After Dorrance ended his informal speech, Mathews took to the podium to reflect the history and charter of Connecticut and what became the expansion of Connecticut through the Susquehanna Company to the Wyoming Valley, which led to three conflicts with settlers of Pennsylvania known as the Pennamite-Yankee wars.

Mathews described the Wyoming Valley as the “Connecticut continental line,” but when the Battle of Wyoming occurred July 3, 1778, the native Pennsylvanians and Yankees from Connecticut bonded together to defend their terrorities from the British Rangers led by Col. John Butler, British Tories and Iroquois Indians.

Tensions were high throughout the undeveloped Wyoming Valley in the last week of June and the first week of July 1778.

The Harding brothers of Benjamin, Stukely and John left Jenkins Fort in today’s West Pittston to tend to their family’s farm along the Susquehanna River in Exeter Township on June 30, 1778.

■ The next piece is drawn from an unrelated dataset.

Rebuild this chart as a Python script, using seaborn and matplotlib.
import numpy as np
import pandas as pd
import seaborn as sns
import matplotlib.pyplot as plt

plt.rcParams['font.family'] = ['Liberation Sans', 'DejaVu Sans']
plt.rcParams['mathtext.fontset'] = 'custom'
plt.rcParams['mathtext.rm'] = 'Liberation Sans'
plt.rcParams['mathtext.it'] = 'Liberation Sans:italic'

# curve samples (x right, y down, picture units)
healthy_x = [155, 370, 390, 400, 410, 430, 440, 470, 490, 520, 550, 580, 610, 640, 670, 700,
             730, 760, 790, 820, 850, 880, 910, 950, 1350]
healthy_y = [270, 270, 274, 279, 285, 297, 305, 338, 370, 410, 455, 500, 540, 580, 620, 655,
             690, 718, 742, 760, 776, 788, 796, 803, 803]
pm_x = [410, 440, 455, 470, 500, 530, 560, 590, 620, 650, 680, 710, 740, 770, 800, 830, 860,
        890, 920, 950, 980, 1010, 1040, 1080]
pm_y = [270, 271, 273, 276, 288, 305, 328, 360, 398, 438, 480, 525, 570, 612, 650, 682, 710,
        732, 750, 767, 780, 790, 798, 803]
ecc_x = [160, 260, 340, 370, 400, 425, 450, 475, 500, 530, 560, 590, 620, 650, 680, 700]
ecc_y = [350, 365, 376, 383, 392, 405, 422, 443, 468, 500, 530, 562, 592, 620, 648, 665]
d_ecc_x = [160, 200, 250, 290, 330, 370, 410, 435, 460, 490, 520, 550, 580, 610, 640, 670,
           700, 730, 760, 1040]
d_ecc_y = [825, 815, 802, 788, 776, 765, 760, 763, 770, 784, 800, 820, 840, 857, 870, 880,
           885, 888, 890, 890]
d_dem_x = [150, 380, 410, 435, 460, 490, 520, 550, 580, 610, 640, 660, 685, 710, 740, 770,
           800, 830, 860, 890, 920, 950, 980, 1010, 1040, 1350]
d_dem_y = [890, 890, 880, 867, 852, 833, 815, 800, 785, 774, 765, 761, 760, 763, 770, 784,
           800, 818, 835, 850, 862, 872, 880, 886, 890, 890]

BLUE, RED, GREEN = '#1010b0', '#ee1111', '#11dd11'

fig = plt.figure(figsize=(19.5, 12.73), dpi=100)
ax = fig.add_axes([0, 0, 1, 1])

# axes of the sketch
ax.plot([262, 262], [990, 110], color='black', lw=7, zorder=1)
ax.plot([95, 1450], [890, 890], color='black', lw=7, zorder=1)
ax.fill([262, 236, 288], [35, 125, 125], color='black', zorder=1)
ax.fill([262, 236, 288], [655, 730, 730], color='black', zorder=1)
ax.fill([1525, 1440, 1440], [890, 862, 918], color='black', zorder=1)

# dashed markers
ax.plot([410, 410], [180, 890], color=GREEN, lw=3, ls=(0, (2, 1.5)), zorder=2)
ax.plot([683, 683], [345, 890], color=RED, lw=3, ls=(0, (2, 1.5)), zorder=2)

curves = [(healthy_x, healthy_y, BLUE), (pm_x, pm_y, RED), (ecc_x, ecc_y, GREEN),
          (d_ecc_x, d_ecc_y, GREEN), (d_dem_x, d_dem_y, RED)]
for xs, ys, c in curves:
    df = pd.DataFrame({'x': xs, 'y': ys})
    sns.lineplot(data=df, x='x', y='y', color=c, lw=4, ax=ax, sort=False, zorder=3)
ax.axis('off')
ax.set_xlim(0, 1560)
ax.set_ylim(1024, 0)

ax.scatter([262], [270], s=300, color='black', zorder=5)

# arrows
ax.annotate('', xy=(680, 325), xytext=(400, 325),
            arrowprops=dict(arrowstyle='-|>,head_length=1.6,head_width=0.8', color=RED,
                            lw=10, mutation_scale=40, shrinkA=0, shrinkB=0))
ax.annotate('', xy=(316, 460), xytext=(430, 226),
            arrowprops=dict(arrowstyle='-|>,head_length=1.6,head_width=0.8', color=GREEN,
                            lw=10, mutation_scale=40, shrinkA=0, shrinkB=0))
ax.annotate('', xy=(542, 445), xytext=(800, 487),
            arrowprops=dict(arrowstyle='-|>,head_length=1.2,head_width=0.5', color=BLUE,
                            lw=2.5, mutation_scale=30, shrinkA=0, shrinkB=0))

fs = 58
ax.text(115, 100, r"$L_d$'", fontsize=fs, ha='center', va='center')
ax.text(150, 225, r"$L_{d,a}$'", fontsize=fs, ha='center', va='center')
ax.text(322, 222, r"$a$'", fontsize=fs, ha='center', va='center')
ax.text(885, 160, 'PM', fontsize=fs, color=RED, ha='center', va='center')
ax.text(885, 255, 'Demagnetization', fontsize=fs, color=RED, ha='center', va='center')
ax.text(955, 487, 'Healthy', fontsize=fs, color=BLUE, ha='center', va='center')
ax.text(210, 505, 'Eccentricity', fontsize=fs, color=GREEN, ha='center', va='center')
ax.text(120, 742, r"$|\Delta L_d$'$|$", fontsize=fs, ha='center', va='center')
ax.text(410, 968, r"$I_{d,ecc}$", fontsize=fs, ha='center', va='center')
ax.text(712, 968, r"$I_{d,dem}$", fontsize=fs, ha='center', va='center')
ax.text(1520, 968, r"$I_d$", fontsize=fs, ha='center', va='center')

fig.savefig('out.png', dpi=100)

The brothers were joined by four boys and two men.

Jenkins Fort constructed by the Connecticut settlers in 1776 joined the Pittstown stockages as the northernmost forms in the Wyoming Valley where the Lackawanna River meets the Susquehanna River.

As the day was coming to a close, British Tories on canoes in the river saw the Harding brothers at work in the field near Sutton’s Creek. About the same time, the Harding brothers were returning to Jenkins Fort but were attacked by the advance guard of Indians, killing Benjamin and Stukley, considered “First to Fall” in the lead up to the Battle of Wyoming days later on July 3, 1778.

British Col. Butler took control of Fort Wintermoot in Exeter without a shot being fired. Fire was set to Fort Wintermoot to give the impression to the American militia led by Col. Zebulon Butler and his officers, Col. Nathan Dennison and Lt. Col. George Dorrance who took refuge in nearby Forty Fort, that the raiding party had withdrawn.

“The American force consisted of only six organized companies and were joined as they marched out of Forty Fort at about two o’clock by such of the old and young in the Fort,” reported the Times Leader on July 4, 1878.

The battle, which was reflected upon by Mathews during the 1902 remembrance ceremony, erupted when the American force were ambushed by hiding British Rangers and Indians.

Despite many accounts reported in books, research papers and newspaper articles, it is widely accepted 14 survivors of the battle were taken prisoner, placed around a rock near today’s Susquehanna Avenue and Seventh Street, Wyoming, and murdered when scalped by a Native American woman known as Queen Esther.

Many famous people, notably U.S. President Rutherford B. Hayes in 1878, have been the featured speaker during the annual Wyoming Commemorative Association’s ceremony.

This year’s event marking the 246th anniversary of the Battle of Wyoming takes place at 10 a.m., July 4, at the Wyoming Monument and will feature John T. Yudichak, incoming president of Luzerne County Community College as the principal speaker.